Prompt
Collect each line of the records containing the string "this".

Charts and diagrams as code
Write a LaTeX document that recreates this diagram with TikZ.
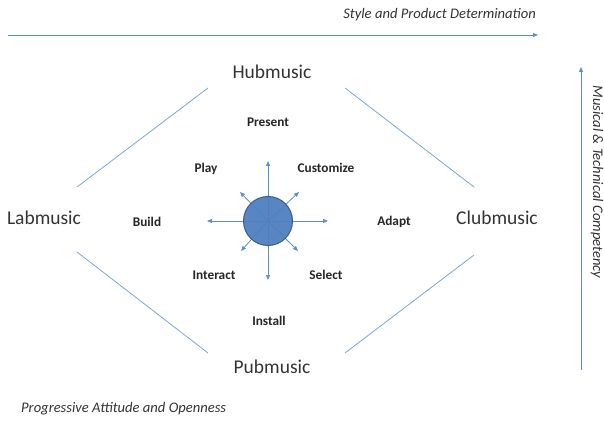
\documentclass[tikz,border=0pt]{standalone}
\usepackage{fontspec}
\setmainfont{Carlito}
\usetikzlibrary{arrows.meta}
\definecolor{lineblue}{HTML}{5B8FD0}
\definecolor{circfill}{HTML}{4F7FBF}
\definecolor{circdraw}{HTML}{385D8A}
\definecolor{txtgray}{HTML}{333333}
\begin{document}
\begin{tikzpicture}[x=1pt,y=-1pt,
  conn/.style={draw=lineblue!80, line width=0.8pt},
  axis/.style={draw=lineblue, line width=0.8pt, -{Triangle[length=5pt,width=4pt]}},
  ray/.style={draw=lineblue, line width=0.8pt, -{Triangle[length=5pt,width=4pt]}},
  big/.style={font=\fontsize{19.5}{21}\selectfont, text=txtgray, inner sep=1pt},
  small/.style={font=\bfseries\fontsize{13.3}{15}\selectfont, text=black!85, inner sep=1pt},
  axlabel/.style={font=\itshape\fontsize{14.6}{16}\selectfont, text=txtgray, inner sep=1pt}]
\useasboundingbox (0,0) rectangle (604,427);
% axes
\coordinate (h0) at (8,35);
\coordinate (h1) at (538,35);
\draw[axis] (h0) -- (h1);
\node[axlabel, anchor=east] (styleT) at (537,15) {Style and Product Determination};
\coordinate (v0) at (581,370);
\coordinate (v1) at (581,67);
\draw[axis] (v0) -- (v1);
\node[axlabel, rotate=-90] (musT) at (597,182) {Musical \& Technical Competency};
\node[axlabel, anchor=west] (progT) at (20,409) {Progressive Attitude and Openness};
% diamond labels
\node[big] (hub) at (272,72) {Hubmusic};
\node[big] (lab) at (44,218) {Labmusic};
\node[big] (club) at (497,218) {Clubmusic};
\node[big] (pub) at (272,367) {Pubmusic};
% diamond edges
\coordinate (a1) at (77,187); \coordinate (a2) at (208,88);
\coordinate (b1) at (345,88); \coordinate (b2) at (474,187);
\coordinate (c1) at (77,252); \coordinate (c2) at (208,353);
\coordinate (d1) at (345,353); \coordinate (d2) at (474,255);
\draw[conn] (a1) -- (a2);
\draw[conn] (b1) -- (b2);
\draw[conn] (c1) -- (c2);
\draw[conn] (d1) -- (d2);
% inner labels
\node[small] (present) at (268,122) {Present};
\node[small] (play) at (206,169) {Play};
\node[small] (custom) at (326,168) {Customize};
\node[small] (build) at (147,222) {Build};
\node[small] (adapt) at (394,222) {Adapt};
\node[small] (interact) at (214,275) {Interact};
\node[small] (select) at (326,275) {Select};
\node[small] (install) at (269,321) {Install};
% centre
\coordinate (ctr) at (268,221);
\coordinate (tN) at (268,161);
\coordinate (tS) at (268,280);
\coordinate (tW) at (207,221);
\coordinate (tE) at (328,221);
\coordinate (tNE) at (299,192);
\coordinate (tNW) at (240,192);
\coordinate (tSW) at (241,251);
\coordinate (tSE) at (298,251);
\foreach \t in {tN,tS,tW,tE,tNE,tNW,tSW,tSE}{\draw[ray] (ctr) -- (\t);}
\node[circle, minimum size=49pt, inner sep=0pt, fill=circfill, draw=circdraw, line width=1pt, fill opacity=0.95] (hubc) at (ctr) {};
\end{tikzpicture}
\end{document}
--
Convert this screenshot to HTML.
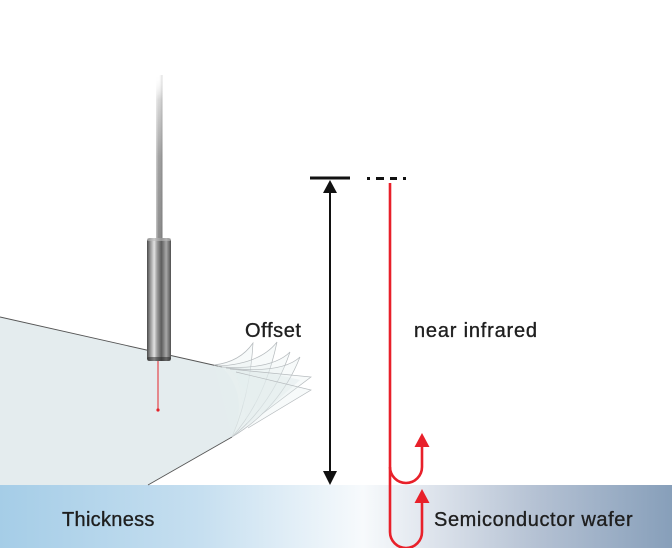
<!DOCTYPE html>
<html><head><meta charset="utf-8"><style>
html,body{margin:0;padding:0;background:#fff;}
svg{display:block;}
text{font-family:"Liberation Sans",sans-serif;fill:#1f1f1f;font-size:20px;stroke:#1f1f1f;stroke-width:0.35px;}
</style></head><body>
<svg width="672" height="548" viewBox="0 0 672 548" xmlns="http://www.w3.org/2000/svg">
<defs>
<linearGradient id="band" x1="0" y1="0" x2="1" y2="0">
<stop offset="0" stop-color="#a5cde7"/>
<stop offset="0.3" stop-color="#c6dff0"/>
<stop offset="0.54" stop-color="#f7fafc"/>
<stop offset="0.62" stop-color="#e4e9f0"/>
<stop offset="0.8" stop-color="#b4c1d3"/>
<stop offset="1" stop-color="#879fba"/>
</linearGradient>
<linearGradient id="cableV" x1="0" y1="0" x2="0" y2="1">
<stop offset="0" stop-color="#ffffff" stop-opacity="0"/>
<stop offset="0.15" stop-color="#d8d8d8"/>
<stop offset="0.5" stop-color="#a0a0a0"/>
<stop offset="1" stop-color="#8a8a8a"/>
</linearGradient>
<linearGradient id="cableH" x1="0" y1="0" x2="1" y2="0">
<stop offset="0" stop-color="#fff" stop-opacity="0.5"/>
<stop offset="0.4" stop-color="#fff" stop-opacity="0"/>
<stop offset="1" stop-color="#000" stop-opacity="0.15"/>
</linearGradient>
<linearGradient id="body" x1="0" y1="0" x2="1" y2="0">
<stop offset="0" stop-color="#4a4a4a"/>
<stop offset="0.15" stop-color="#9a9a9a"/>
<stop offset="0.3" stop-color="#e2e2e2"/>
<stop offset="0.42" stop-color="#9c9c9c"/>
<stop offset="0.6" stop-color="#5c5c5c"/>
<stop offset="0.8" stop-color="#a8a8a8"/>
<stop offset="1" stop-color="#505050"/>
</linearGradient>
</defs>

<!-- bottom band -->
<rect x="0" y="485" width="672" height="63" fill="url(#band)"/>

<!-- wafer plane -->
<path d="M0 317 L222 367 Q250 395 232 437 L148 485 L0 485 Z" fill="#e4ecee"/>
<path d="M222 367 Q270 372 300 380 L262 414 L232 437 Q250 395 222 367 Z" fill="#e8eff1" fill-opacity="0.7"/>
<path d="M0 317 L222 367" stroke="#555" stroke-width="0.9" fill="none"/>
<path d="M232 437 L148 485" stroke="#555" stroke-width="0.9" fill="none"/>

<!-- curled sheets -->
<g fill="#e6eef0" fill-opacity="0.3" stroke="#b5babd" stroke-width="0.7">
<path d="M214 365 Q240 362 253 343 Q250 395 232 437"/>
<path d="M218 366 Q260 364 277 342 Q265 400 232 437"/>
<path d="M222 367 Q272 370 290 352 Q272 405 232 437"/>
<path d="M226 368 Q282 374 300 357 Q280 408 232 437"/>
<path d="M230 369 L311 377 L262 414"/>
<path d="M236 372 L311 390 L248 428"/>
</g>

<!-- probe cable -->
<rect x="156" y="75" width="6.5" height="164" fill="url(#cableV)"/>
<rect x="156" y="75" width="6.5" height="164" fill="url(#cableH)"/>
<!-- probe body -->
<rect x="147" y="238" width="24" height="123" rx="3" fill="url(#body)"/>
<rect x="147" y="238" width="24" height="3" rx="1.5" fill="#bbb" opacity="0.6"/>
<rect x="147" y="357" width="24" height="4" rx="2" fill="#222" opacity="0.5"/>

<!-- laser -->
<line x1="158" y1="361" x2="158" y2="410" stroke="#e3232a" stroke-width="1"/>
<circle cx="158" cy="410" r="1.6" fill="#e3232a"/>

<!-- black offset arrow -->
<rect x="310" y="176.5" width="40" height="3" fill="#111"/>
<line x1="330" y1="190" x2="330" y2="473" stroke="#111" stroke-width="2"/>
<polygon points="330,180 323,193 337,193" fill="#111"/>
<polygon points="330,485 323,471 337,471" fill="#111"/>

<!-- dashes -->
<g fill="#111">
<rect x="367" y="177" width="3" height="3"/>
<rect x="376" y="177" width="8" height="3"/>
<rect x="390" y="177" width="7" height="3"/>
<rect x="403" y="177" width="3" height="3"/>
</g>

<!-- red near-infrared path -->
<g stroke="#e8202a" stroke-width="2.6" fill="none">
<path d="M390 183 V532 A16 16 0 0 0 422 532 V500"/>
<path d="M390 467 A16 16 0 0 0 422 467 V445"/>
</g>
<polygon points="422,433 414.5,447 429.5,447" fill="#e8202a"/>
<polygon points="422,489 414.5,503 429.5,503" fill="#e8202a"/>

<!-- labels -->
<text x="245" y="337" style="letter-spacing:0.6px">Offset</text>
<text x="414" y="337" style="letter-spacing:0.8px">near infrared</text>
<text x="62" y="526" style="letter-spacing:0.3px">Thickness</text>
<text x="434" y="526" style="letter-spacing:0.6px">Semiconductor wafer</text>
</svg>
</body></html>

Task solution
Write a LaTeX document that recreates this diagram with TikZ.
Convert this screenshot to HTML.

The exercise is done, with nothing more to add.